The back-to-back Bush and Obama administrations allow us to easily compare the effectiveness of liberal and conservative economic policies. President George W. Bush's record is highlighted by tax cuts largely aimed at giving the wealthiest Americans more money with which to invest, and a looser regulatory regime on businesses. President Obama implemented the Keynesian-style American Recovery and Reinvestment Act (also known as "the stimulus"), repealed the heart of the Bush tax cuts, greatly expanded the federal government's role in health care with the Affordable Care Act, and tightened regulations on several industry sectors including finance and energy.
How do their economic records compare?
Let's start with the big one: jobs. And let's make it fair to Republicans and only look at private sector job creation – no Democratic cheating by putting all the unemployed on the government payroll!
Bush vs. Obama: Private Sector Job Creation
Bush lost private sector jobs over the course of his eight years (the Wall Street Journal declared it the "Worst Track Record On Record" on jobs), while Obama has created a net of 11.6 million private sector jobs during his presidency, and nearly 15 million if you start counting after the Great Recession Bush handed Obama technically ended in mid-2009.
Bush vs. Obama: Unemployment Rate
Similarly, while Bush's policies drove up the unemployment rate, Obama's has pushed it down.
The above, like the other line chart below, is a simplified graph that removes all month-to-month fluctuations during their presidencies, to clarify the bottom line.
Now sometimes reductions in the unemployment rate are dismissed, because the lower percentage comes from unemployed people giving up and leaving the workforce instead of getting a job. In turn, analysts often look at the "employment-population ratio" to see what percent of our population is actually working. But the steady increase in job creation over the last year has begun to lift the employment-population ratio as well.
Under Bush, the employment-population ratio dropped 3.8 percentage points, from 64.4 percent to 60.6 percent. Under Obama, it fell another 2.4 percentage points by October 2013, but since has regained two-thirds of that loss and now sits at 59.7 percent, slightly short of where Bush left off. But the second-term trajectory has been slowly upward, and the net loss of 0.9 percentage points is 2.9 points better than his predecessor.
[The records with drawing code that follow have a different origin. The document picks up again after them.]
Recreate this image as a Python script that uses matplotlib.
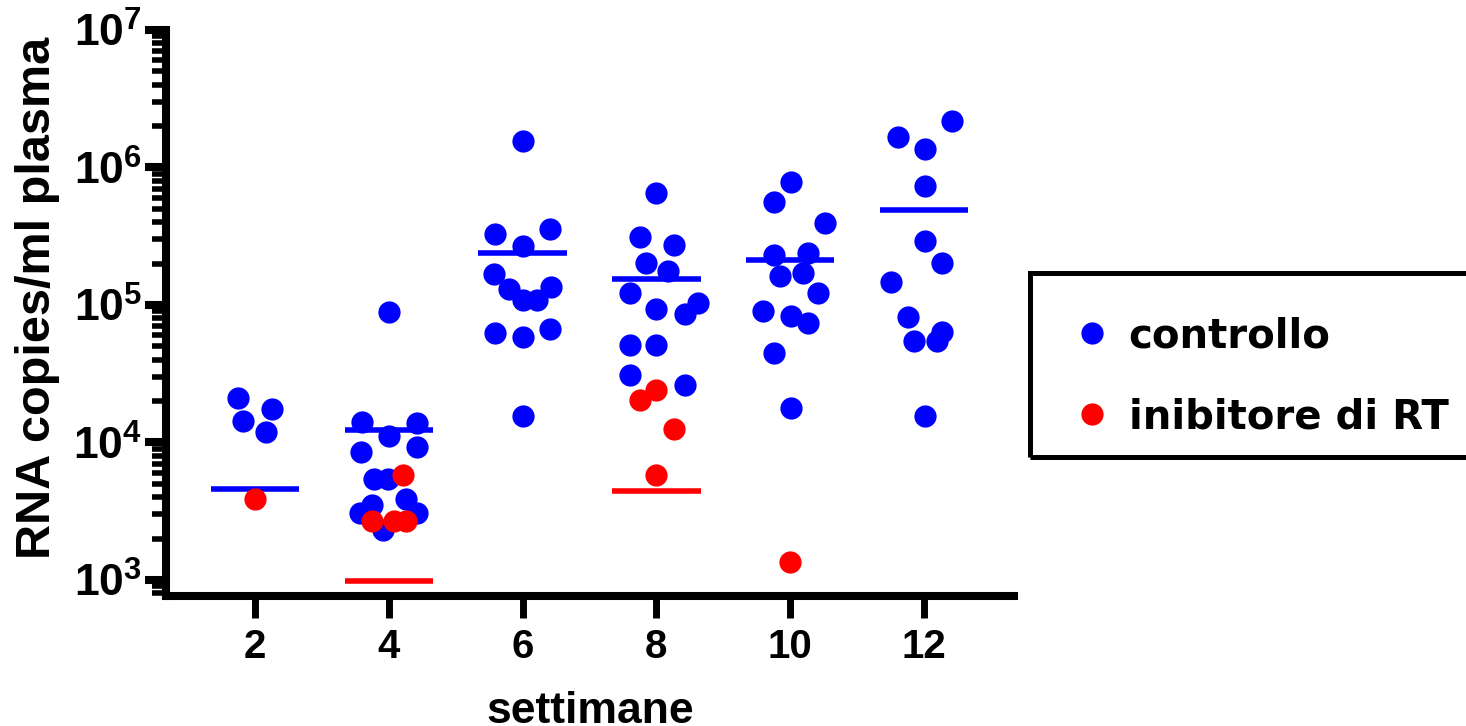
import numpy as np
import matplotlib
matplotlib.use('Agg')
import matplotlib.pyplot as plt
from matplotlib.lines import Line2D
from matplotlib.patches import Rectangle
from matplotlib.ticker import FixedLocator, LogLocator, FuncFormatter, NullFormatter

# fonts: bold sans everywhere, mathtext for the 10^n labels
plt.rcParams['font.family'] = 'Liberation Sans'
plt.rcParams['font.weight'] = 'bold'
plt.rcParams['axes.labelweight'] = 'bold'
plt.rcParams['mathtext.fontset'] = 'custom'
plt.rcParams['mathtext.rm'] = 'Liberation Sans:bold'
plt.rcParams['mathtext.bf'] = 'Liberation Sans:bold'
plt.rcParams['mathtext.default'] = 'rm'

# weeks
weeks = [2, 4, 6, 8, 10, 12]

# controllo (blue) - x is the jittered week position, y is RNA copies/ml
ctrl_x = [1.75, 2.25, 1.82, 2.16,
          4.00, 3.60, 4.42, 4.00, 3.58, 4.42, 3.78, 3.99, 3.75, 4.26, 3.57, 4.42, 3.91,
          6.00, 5.59, 6.41, 6.00, 5.57, 5.80, 6.42, 6.00, 6.21, 5.59, 6.00, 6.41, 6.00,
          8.00, 7.75, 8.26, 7.84, 8.17, 7.61, 8.00, 8.43, 8.62, 7.61, 8.00, 7.61, 8.43,
          10.01, 9.76, 10.52, 9.76, 10.27, 9.85, 10.19, 10.42, 9.60, 10.01, 10.27, 9.76, 10.01,
          12.42, 11.61, 12.01, 12.01, 12.01, 12.27, 11.51, 11.76, 12.27, 11.85, 12.19, 12.01]
ctrl_y = [21100, 17500, 14300, 11900,
          88900, 14100, 13900, 11100, 8530, 9270, 5430, 5430, 3510, 3880, 3070, 3070, 2310,
          1560000, 328000, 357000, 269000, 168000, 131000, 135000, 109000, 109000, 62500, 58500, 66900, 15600,
          653000, 313000, 273000, 202000, 177000, 122000, 93500, 86000, 103000, 51200, 51200, 31000, 26200,
          785000, 561000, 395000, 231000, 239000, 163000, 171000, 122000, 90400, 83100, 74000, 44800, 17800,
          2180000, 1670000, 1360000, 733000, 292000, 202000, 147000, 81900, 63700, 54700, 54700, 15600]

# inibitore di RT (red)
rt_x = [2.00, 4.21, 3.75, 4.08, 4.26, 7.75, 8.00, 8.26, 8.00, 10.00]
rt_y = [3880, 5810, 2690, 2690, 2690, 20400, 24100, 12500, 5810, 1350]

# mean bars
ctrl_mean = [4590, 12300, 239000, 155000, 212000, 491000]
rt_mean_weeks = [4, 8]
rt_mean = [984, 4430]

blue = '#0000ff'
red = '#ff0000'

fig = plt.figure(figsize=(14.66, 7.26), dpi=100)
ax = fig.add_axes([0.1132, 0.1791, 0.5785, 0.7796])

half = 0.66
w = np.array(weeks)
ax.hlines(ctrl_mean, w - half, w + half, color=blue, lw=4, zorder=2)
wr = np.array(rt_mean_weeks)
ax.hlines(rt_mean, wr - half, wr + half, color=red, lw=4, zorder=2)

ax.plot(ctrl_x, ctrl_y, 'o', color=blue, ms=16, mew=0, zorder=3)
ax.plot(rt_x, rt_y, 'o', color=red, ms=16, mew=0, zorder=4)

ax.set_yscale('log')
ax.set_ylim(765, 1e7)
ax.set_xlim(0.67, 13.345)

# axes styling, prism-like
for s in ['top', 'right']:
    ax.spines[s].set_visible(False)
for s in ['left', 'bottom']:
    ax.spines[s].set_linewidth(5.8)

ax.set_xticks(weeks)
ax.set_xticklabels([str(v) for v in weeks])
ax.tick_params(axis='x', length=16, width=5, pad=7, labelsize=29)

ax.yaxis.set_major_locator(FixedLocator([1e3, 1e4, 1e5, 1e6, 1e7]))
ax.yaxis.set_minor_locator(LogLocator(base=10, subs=range(2, 10)))
ax.yaxis.set_major_formatter(FuncFormatter(lambda v, p: r'$10^{%d}$' % round(np.log10(v))))
ax.yaxis.set_minor_formatter(NullFormatter())
ax.tick_params(axis='y', which='major', length=15, width=5.8, pad=2, labelsize=32)
ax.tick_params(axis='y', which='minor', length=10, width=4)

ax.set_ylabel('RNA copies/ml plasma', fontsize=35, fontweight='bold', va='center')
ax.yaxis.set_label_coords(-0.152, 0.527)
ax.set_xlabel('settimane', fontsize=32, fontweight='bold', va='top')
ax.xaxis.set_label_coords(0.5, -0.168)

# legend, frame drawn separately so it runs off the right edge
handles = [Line2D([], [], ls='none', marker='o', color=blue, ms=16, mew=0),
           Line2D([], [], ls='none', marker='o', color=red, ms=16, mew=0)]
fig.legend(handles, ['controllo', 'inibitore di RT'], loc='upper left',
           bbox_to_anchor=(1040 / 1466, 1 - 280 / 726), frameon=False,
           prop={'family': 'DejaVu Sans', 'weight': 'bold', 'size': 29},
           handlelength=0.8, handletextpad=0.5, labelspacing=1.02,
           borderpad=0.4, numpoints=1)
fig.patches.append(Rectangle((1030 / 1466, 1 - 457 / 726), 460 / 1466, 184 / 726,
                             transform=fig.transFigure, fill=False,
                             edgecolor='black', lw=3.6))

fig.savefig('out.png', dpi=100, facecolor='white')
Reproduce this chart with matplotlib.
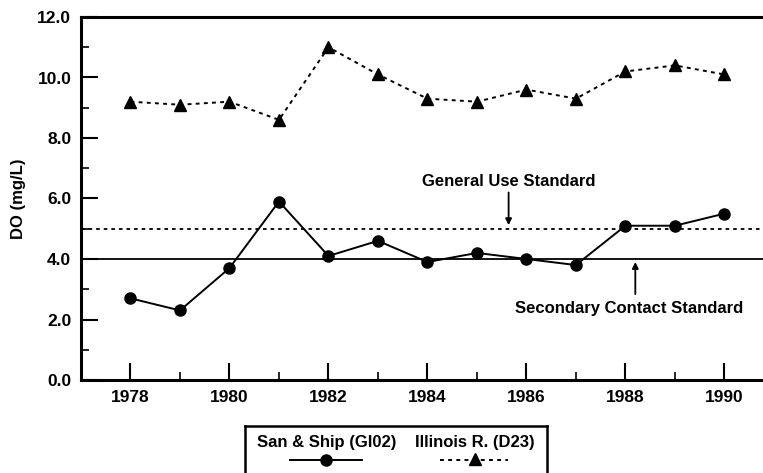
import numpy as np
import matplotlib
matplotlib.use("Agg")
import matplotlib.pyplot as plt
from matplotlib.lines import Line2D
from matplotlib.ticker import MultipleLocator

years = [1978, 1979, 1980, 1981, 1982, 1983, 1984, 1985, 1986, 1987, 1988, 1989, 1990]
illinois = [9.2, 9.1, 9.2, 8.6, 11.0, 10.1, 9.3, 9.2, 9.6, 9.3, 10.2, 10.4, 10.1]
sanship = [2.7, 2.3, 3.7, 5.9, 4.1, 4.6, 3.9, 4.2, 4.0, 3.8, 5.1, 5.1, 5.5]
general_use = 5.0
secondary_contact = 4.0

plt.rcParams['font.family'] = ['Liberation Sans', 'DejaVu Sans']
plt.rcParams['font.weight'] = 'bold'

W, H = 763, 473
fig = plt.figure(figsize=(W/100, H/100), dpi=100)
ax = fig.add_axes([81/W, 1-380/H, 1-81/W, (380-17)/H])

dots = (0, (2, 2.2))
ax.axhline(general_use, color='k', lw=1.3, ls=dots)
ax.axhline(secondary_contact, color='k', lw=1.3)
ax.plot(years, illinois, color='k', lw=1.4, ls=dots, marker='^', ms=9)
ax.plot(years, sanship, color='k', lw=1.4, marker='o', ms=8)

ax.set_xlim(1977.0, 1990.78)
ax.set_ylim(0, 12)
ax.xaxis.set_major_locator(MultipleLocator(2))
ax.xaxis.set_minor_locator(MultipleLocator(1))
ax.yaxis.set_major_locator(MultipleLocator(2))
ax.yaxis.set_minor_locator(MultipleLocator(1))
ax.yaxis.set_major_formatter(matplotlib.ticker.FormatStrFormatter('%.1f'))
ax.tick_params(which='major', direction='in', length=12, width=1.5, labelsize=12.5, pad=7)
ax.tick_params(which='minor', direction='in', length=6, width=1.2)
ax.tick_params(axis='x', which='both', top=False)
ax.tick_params(axis='y', which='both', right=False)
for side in ['left', 'bottom', 'top']:
    ax.spines[side].set_linewidth(2.2)
ax.spines['right'].set_visible(False)
ax.set_ylabel('DO (mg/L)', fontsize=12, fontweight='bold', labelpad=8)

ax.text(1985.65, 6.55, 'General Use Standard', ha='center', va='center',
        fontsize=12, fontweight='bold')
ax.annotate('', xy=(1985.64, 5.12), xytext=(1985.64, 6.2),
            arrowprops=dict(arrowstyle='-|>', color='k', lw=1.3, shrinkA=0, shrinkB=0,
                            mutation_scale=9))
ax.text(1988.08, 2.38, 'Secondary Contact Standard', ha='center', va='center',
        fontsize=12, fontweight='bold')
ax.annotate('', xy=(1988.2, 3.9), xytext=(1988.2, 2.84),
            arrowprops=dict(arrowstyle='-|>', color='k', lw=1.3, shrinkA=0, shrinkB=0,
                            mutation_scale=9))

# legend box, drawn in figure pixel units
lax = fig.add_axes([245/W, -0.05, (547-245)/W, (473-426)/H + 0.05])
lax.set_xlim(245, 547)
lax.set_ylim(473 + 0.05*H, 426)
lax.set_xticks([])
lax.set_yticks([])
for s in lax.spines.values():
    s.set_linewidth(1.8)
lax.text(327, 443, 'San & Ship (GI02)', ha='center', va='center', fontsize=12, fontweight='bold')
lax.text(475, 443, 'Illinois R. (D23)', ha='center', va='center', fontsize=12, fontweight='bold')
lax.add_line(Line2D([290, 362], [460, 460], color='k', lw=1.4))
lax.plot([326], [460], marker='o', color='k', ms=8)
lax.add_line(Line2D([440, 508], [460, 460], color='k', lw=1.4, ls=dots))
lax.plot([475], [459], marker='^', color='k', ms=9)

fig.savefig('out.png', dpi=100)
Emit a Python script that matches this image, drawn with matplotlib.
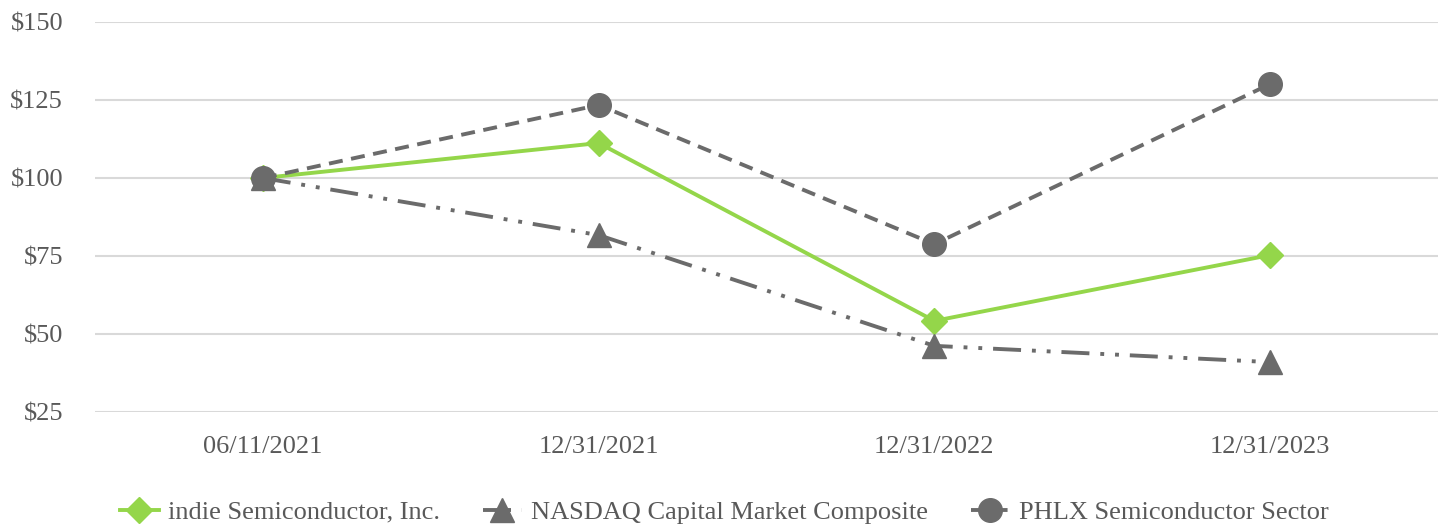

Again, Obama's overall record bests Bush's ... lest you thought Bush's near-doubling of the unemployment rate was due to millions of people rushing to get back into the job hunt.
Bush vs. Obama: Corporate Profits
The earlier versions of this "3 Simple Charts" post noted that looking at corporate profits might seem off-base when the middle class is still struggling. But now we have a bonus fourth chart...
Bush vs. Obama: Household Income
Median household income was down 4.2 percent on Bush's watch and then another 4.9 percent during Obama's first term.
But median household income leaped 5.2 percent in 2015 (see Table H-5 on this Census Bureau page of household income data), giving Obama a net increase versus Bush's net decrease.
Also, average hourly earnings of private sector employees have risen, though slowly, up 17 percent during the course of Obama's presidency. The other silver lining for the middle class is that inflation has been lower under Obama than Bush so wages haven't lost much purchasing power.
Still, a big debate awaits us on how we further improve wage growth to ensure middle-class prosperity. Considering that under Bush, corporations did worse than under Obama, household income still fell and private sector jobs were lost, perhaps conservative economic policies should not be our North Star.